GOAL:
Reproduce exactly only the lines from the line that holds "Emit a Python" to the line that holds "13395, 12971, 18813]", inclusive, in the listing below, and please leave out every picture.
==== EXCERPTED RECORDS
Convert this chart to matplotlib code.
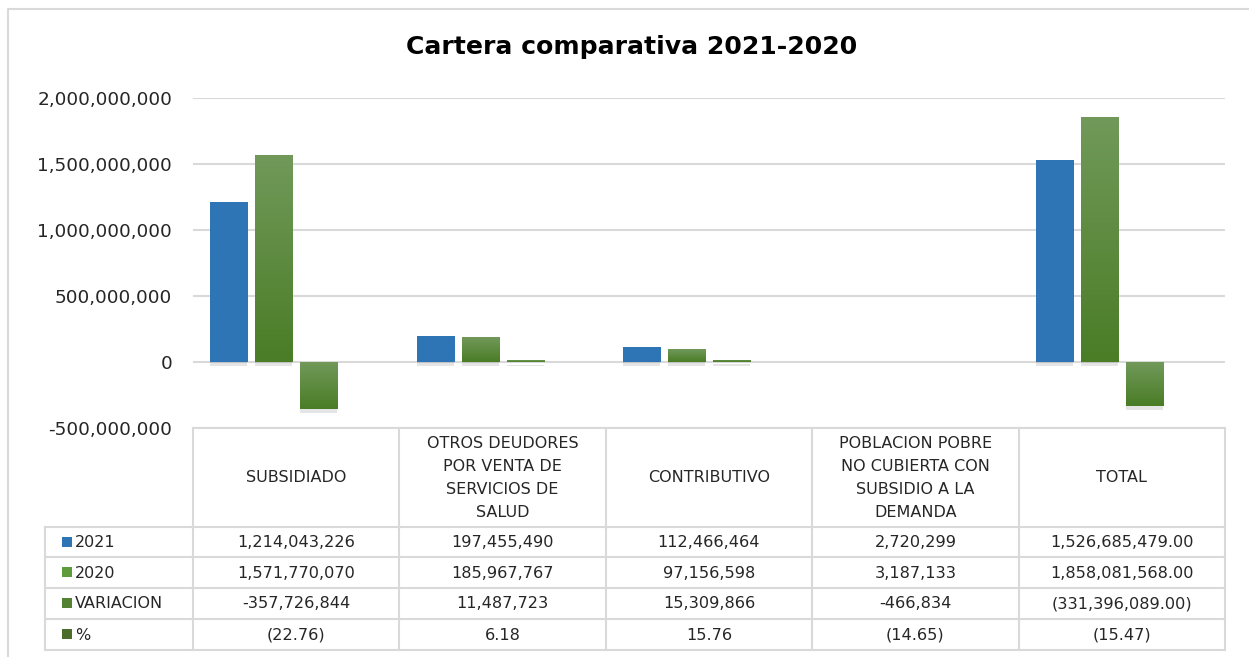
import matplotlib
matplotlib.use("Agg")
import matplotlib.pyplot as plt
import matplotlib.patheffects as pe
from matplotlib.ticker import FuncFormatter, MultipleLocator
from matplotlib.colors import LinearSegmentedColormap
import numpy as np

# ---------------- data ----------------
title = "Cartera comparativa 2021-2020"
categories = ["SUBSIDIADO", "OTROS DEUDORES\nPOR VENTA DE\nSERVICIOS DE\nSALUD", "CONTRIBUTIVO",
              "POBLACION POBRE\nNO CUBIERTA CON\nSUBSIDIO A LA\nDEMANDA", "TOTAL"]
series_names = ["2021", "2020", "VARIACION", "%"]
v2021 = [1214043226, 197455490, 112466464, 2720299, 1526685479.00]
v2020 = [1571770070, 185967767, 97156598, 3187133, 1858081568.00]
variacion = [-357726844, 11487723, 15309866, -466834, -331396089.00]
pct = [-22.76, 6.18, 15.76, -14.65, -15.47]
yticks = [-500000000, 0, 500000000, 1000000000, 1500000000, 2000000000]

series = [v2021, v2020, variacion, pct]

# ---------------- style ----------------
W, H = 1249, 657
FONT = "DejaVu Sans"
plt.rcParams["font.family"] = [FONT]
text_color = "#262626"
grid_color = "#D9D9D9"
line_color = "#D9D9D9"
bar_top = ["#2E75B6", "#71995A", "#71995A", "#5F8447"]
bar_bot = ["#2E75B6", "#4A7D26", "#4A7D26", "#3F6A1E"]
legend_colors = ["#2E75B6", "#5E9B3A", "#548235", "#4A6E2A"]

fig = plt.figure(figsize=(W / 100, H / 100), dpi=100)

def px(x0, y0, x1, y1):
    return [x0 / W, 1 - y1 / H, (x1 - x0) / W, (y1 - y0) / H]

# overlay axes in pixel coords for border and table
ov = fig.add_axes([0, 0, 1, 1], zorder=0)
ov.set_xlim(0, W)
ov.set_ylim(H, 0)
ov.axis("off")

# outer border
ov.plot([8.5, 8.5, W + 5], [H + 5, 8.5, 8.5], color="#D9D9D9", lw=1.5)

# chart axes
left, right, top, bottom = 193, 1225, 98, 428
ax = fig.add_axes(px(left, top, right, bottom), zorder=2)
ax.patch.set_alpha(0)
for s in ax.spines.values():
    s.set_visible(False)
ax.yaxis.set_major_locator(MultipleLocator(yticks[1] - yticks[0]))
ax.yaxis.set_major_formatter(FuncFormatter(lambda v, p: f"{v:,.0f}"))
ax.tick_params(axis="y", length=0, pad=15, labelsize=13.3, labelcolor=text_color)
ax.set_xticks([])
ax.grid(axis="y", color=grid_color, lw=1.5)
ax.set_axisbelow(True)

x = np.arange(len(categories))
bw = 0.18
step = 0.218
offsets = [(i - 1.5) * step for i in range(4)]
grad = np.linspace(1, 0, 100).reshape(-1, 1)
for i, vals in enumerate(series):
    bars = ax.bar(x + offsets[i], vals, width=bw, color=bar_bot[i], zorder=3,
                  path_effects=[pe.SimplePatchShadow(offset=(0, -3), alpha=0.10, shadow_rgbFace="k"), pe.Normal()])
    cmap = LinearSegmentedColormap.from_list(f"g{i}", [bar_top[i], bar_bot[i]])
    for b, v in zip(bars, vals):
        if abs(v) < 1:
            continue
        x0, y0 = b.get_x(), b.get_y()
        h = b.get_height()
        ylo, yhi = min(y0, y0 + h), max(y0, y0 + h)
        im = ax.imshow(grad, cmap=cmap, vmin=0, vmax=1, aspect="auto",
                       extent=[x0, x0 + b.get_width(), ylo, yhi],
                       origin="lower", zorder=3.5, interpolation="bilinear")
        im.set_clip_path(b)
ax.set_xlim(-0.5, len(categories) - 0.5)
ax.set_ylim(yticks[0], yticks[-1])

# title
fig.text(632 / W, 1 - 47 / H, title, ha="center", va="center", fontsize=18.1,
         fontweight="bold", color="black")

# ---------------- data table ----------------
label_left = 45
col_edges = [left + (right - left) * k / len(categories) for k in range(len(categories) + 1)]
row_edges = [428, 527, 557, 588, 619, 650]
lw = 1.5
ov.plot([left, right], [row_edges[0], row_edges[0]], color=line_color, lw=lw)
for ce in col_edges:
    ov.plot([ce, ce], [row_edges[0], row_edges[-1]], color=line_color, lw=lw)
for ry in row_edges[1:]:
    ov.plot([label_left, right], [ry, ry], color=line_color, lw=lw)
ov.plot([label_left, label_left], [row_edges[1], row_edges[-1]], color=line_color, lw=lw)

for j, cat in enumerate(categories):
    cx = (col_edges[j] + col_edges[j + 1]) / 2
    cy = (row_edges[0] + row_edges[1]) / 2 + 0.5
    ov.text(cx, cy, cat, ha="center", va="center", fontsize=11.5, color=text_color,
            linespacing=1.65)

def fmt(row, col, v):
    if row == 3 or col == 4:
        if v < 0:
            return f"({abs(v):,.2f})"
        return f"{v:,.2f}"
    return f"{v:,.0f}"

for i, (name, vals) in enumerate(zip(series_names, series)):
    cy = (row_edges[i + 1] + row_edges[i + 2]) / 2
    ov.add_patch(plt.Rectangle((62, cy - 5.5), 10, 10, color=legend_colors[i], lw=0))
    ov.text(75, cy + 0.5, name, ha="left", va="center", fontsize=11.5, color=text_color)
    for j, v in enumerate(vals):
        cx = (col_edges[j] + col_edges[j + 1]) / 2
        ov.text(cx, cy + 0.5, fmt(i, j, v), ha="center", va="center", fontsize=11.6,
                color=text_color)

fig.savefig("out.png", dpi=100)
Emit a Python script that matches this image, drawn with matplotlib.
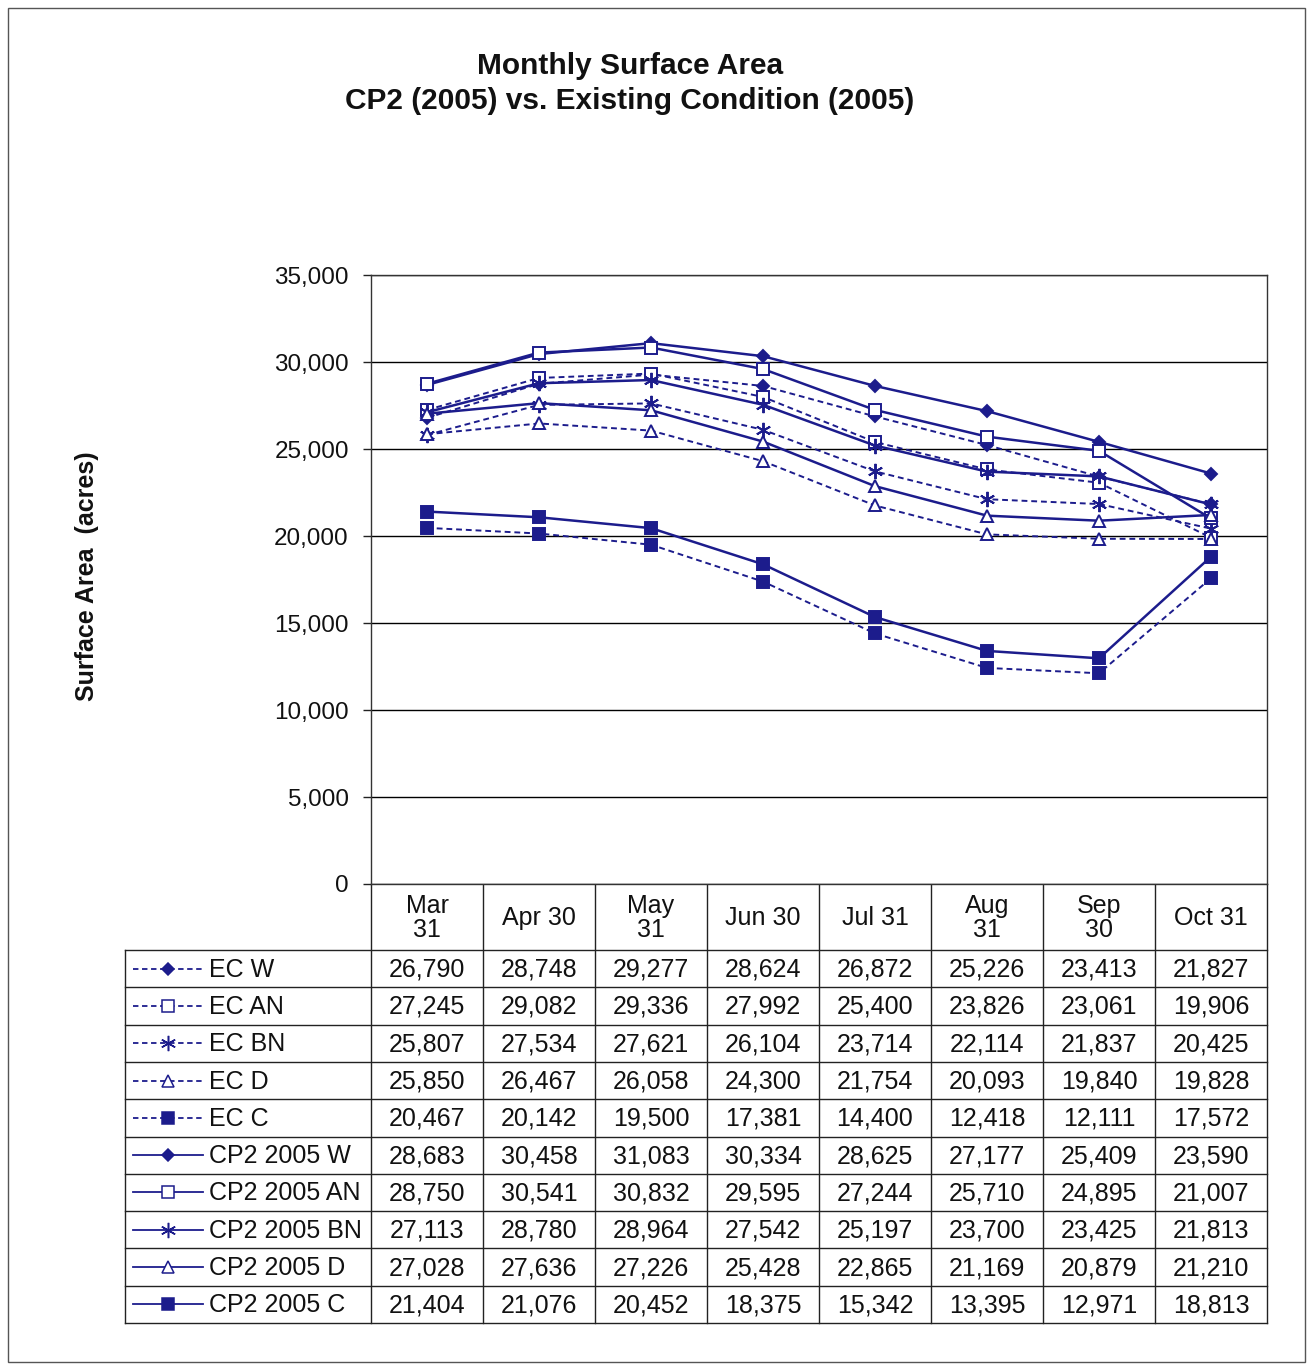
import numpy as np
import matplotlib
matplotlib.use("Agg")
import matplotlib.pyplot as plt
from matplotlib.lines import Line2D
from matplotlib.patches import Rectangle
from matplotlib.ticker import FuncFormatter, MultipleLocator

plt.rcParams['font.family'] = ['Liberation Sans', 'DejaVu Sans']

categories = ["Mar\n31", "Apr 30", "May\n31", "Jun 30", "Jul 31", "Aug\n31", "Sep\n30", "Oct 31"]

ec_w  = [26790, 28748, 29277, 28624, 26872, 25226, 23413, 21827]
ec_an = [27245, 29082, 29336, 27992, 25400, 23826, 23061, 19906]
ec_bn = [25807, 27534, 27621, 26104, 23714, 22114, 21837, 20425]
ec_d  = [25850, 26467, 26058, 24300, 21754, 20093, 19840, 19828]
ec_c  = [20467, 20142, 19500, 17381, 14400, 12418, 12111, 17572]
cp_w  = [28683, 30458, 31083, 30334, 28625, 27177, 25409, 23590]
cp_an = [28750, 30541, 30832, 29595, 27244, 25710, 24895, 21007]
cp_bn = [27113, 28780, 28964, 27542, 25197, 23700, 23425, 21813]
cp_d  = [27028, 27636, 27226, 25428, 22865, 21169, 20879, 21210]
cp_c  = [21404, 21076, 20452, 18375, 15342, 13395, 12971, 18813]

series_names = ["EC W", "EC AN", "EC BN", "EC D", "EC C",
                "CP2 2005 W", "CP2 2005 AN", "CP2 2005 BN", "CP2 2005 D", "CP2 2005 C"]
series_values = [ec_w, ec_an, ec_bn, ec_d, ec_c, cp_w, cp_an, cp_bn, cp_d, cp_c]

NAVY = '#1c1c8c'
ASTER = (6, 2, 0)
marker_styles = [
    dict(marker='D', ms=6.5, mfc=NAVY),
    dict(marker='s', ms=8.5, mfc='white'),
    dict(marker=ASTER, ms=11, mfc=NAVY),
    dict(marker='^', ms=8.5, mfc='white'),
    dict(marker='s', ms=8.5, mfc=NAVY),
]
styles = []
for i in range(10):
    s = dict(marker_styles[i % 5])
    s['ls'] = (0, (3, 2)) if i < 5 else '-'
    s['lw'] = 1.4 if i < 5 else 1.8
    styles.append(s)

FS = 18
TXT = '#111111'
W, H = 1313, 1369
fig = plt.figure(figsize=(W / 100, H / 100), dpi=100)

# outer border
bg = fig.add_axes([0, 0, 1, 1])
bg.set_xlim(0, W)
bg.set_ylim(H, 0)
bg.axis('off')
bg.add_patch(Rectangle((8, 8), 1297, 1354, fill=False, ec='#555555', lw=1.0))

# plot area
PL, PR, PT, PB = 371, 1267, 275, 884
ax = fig.add_axes([PL / W, 1 - PB / H, (PR - PL) / W, (PB - PT) / H])
x = np.arange(len(categories))
for vals, st in zip(series_values, styles):
    ax.plot(x, vals, color=NAVY, mec=NAVY, mew=1.4, **st)
ax.set_xlim(-0.5, len(categories) - 0.5)
ax.set_ylim(0, 35000)
ax.yaxis.set_major_locator(MultipleLocator(5000))
ax.yaxis.set_major_formatter(FuncFormatter(lambda v, p: f"{int(v):,}"))
ax.grid(axis='y', color='black', lw=1.0)
ax.set_axisbelow(True)
ax.set_xticks([])
ax.tick_params(axis='y', direction='out', length=6, width=1, labelsize=FS - 0.5, pad=10,
               colors='#222222', labelcolor=TXT)
for sp in ax.spines.values():
    sp.set_color('#333333')
    sp.set_linewidth(1.0)

fig.text(630 / W, 1 - 66 / H, "Monthly Surface Area", ha='center', va='center',
         fontsize=21.5, fontweight='bold', color=TXT)
fig.text(630 / W, 1 - 101 / H, "CP2 (2005) vs. Existing Condition (2005)", ha='center',
         va='center', fontsize=21.5, fontweight='bold', color=TXT)
fig.text(87 / W, 1 - 576 / H, "Surface Area  (acres)", rotation=90, ha='center',
         va='center', fontsize=FS, fontweight='bold', color=TXT)

# data table
LC = 125
col_edges = np.linspace(PL, PR, len(categories) + 1)
HT, HB = PB, 950
TB = 1323
row_h = (TB - HB) / len(series_names)
lc = '#222222'
# header
for i, cat in enumerate(categories):
    cx = (col_edges[i] + col_edges[i + 1]) / 2
    bg.text(cx, (HT + HB) / 2 + 1, cat, ha='center', va='center', fontsize=FS,
            linespacing=1.0, color=TXT)
for xe in col_edges:
    bg.plot([xe, xe], [HT, TB], color=lc, lw=1.0)
bg.plot([LC, LC], [HB, TB], color=lc, lw=1.0)
for r in range(len(series_names) + 1):
    y = HB + r * row_h
    bg.plot([LC, PR], [y, y], color=lc, lw=1.0)
for r, (name, vals, st) in enumerate(zip(series_names, series_values, styles)):
    cy = HB + (r + 0.5) * row_h
    for i, v in enumerate(vals):
        cx = (col_edges[i] + col_edges[i + 1]) / 2
        bg.text(cx, cy + 1, f"{v:,}", ha='center', va='center', fontsize=FS, color=TXT)
    leg_st = {**st, 'lw': 1.3}
    bg.add_line(Line2D([133, 168, 203], [cy, cy, cy], color=NAVY, mec=NAVY, mew=1.1,
                       markevery=[1], **leg_st))
    bg.text(209, cy + 1, name, ha='left', va='center', fontsize=FS, color=TXT)

fig.savefig("out.png", dpi=100)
========
EXERCISE OUTPUT:
Emit a Python script that matches this image, drawn with matplotlib.
import numpy as np
import matplotlib
matplotlib.use("Agg")
import matplotlib.pyplot as plt
from matplotlib.lines import Line2D
from matplotlib.patches import Rectangle
from matplotlib.ticker import FuncFormatter, MultipleLocator

plt.rcParams['font.family'] = ['Liberation Sans', 'DejaVu Sans']

categories = ["Mar\n31", "Apr 30", "May\n31", "Jun 30", "Jul 31", "Aug\n31", "Sep\n30", "Oct 31"]

ec_w  = [26790, 28748, 29277, 28624, 26872, 25226, 23413, 21827]
ec_an = [27245, 29082, 29336, 27992, 25400, 23826, 23061, 19906]
ec_bn = [25807, 27534, 27621, 26104, 23714, 22114, 21837, 20425]
ec_d  = [25850, 26467, 26058, 24300, 21754, 20093, 19840, 19828]
ec_c  = [20467, 20142, 19500, 17381, 14400, 12418, 12111, 17572]
cp_w  = [28683, 30458, 31083, 30334, 28625, 27177, 25409, 23590]
cp_an = [28750, 30541, 30832, 29595, 27244, 25710, 24895, 21007]
cp_bn = [27113, 28780, 28964, 27542, 25197, 23700, 23425, 21813]
cp_d  = [27028, 27636, 27226, 25428, 22865, 21169, 20879, 21210]
cp_c  = [21404, 21076, 20452, 18375, 15342, 13395, 12971, 18813]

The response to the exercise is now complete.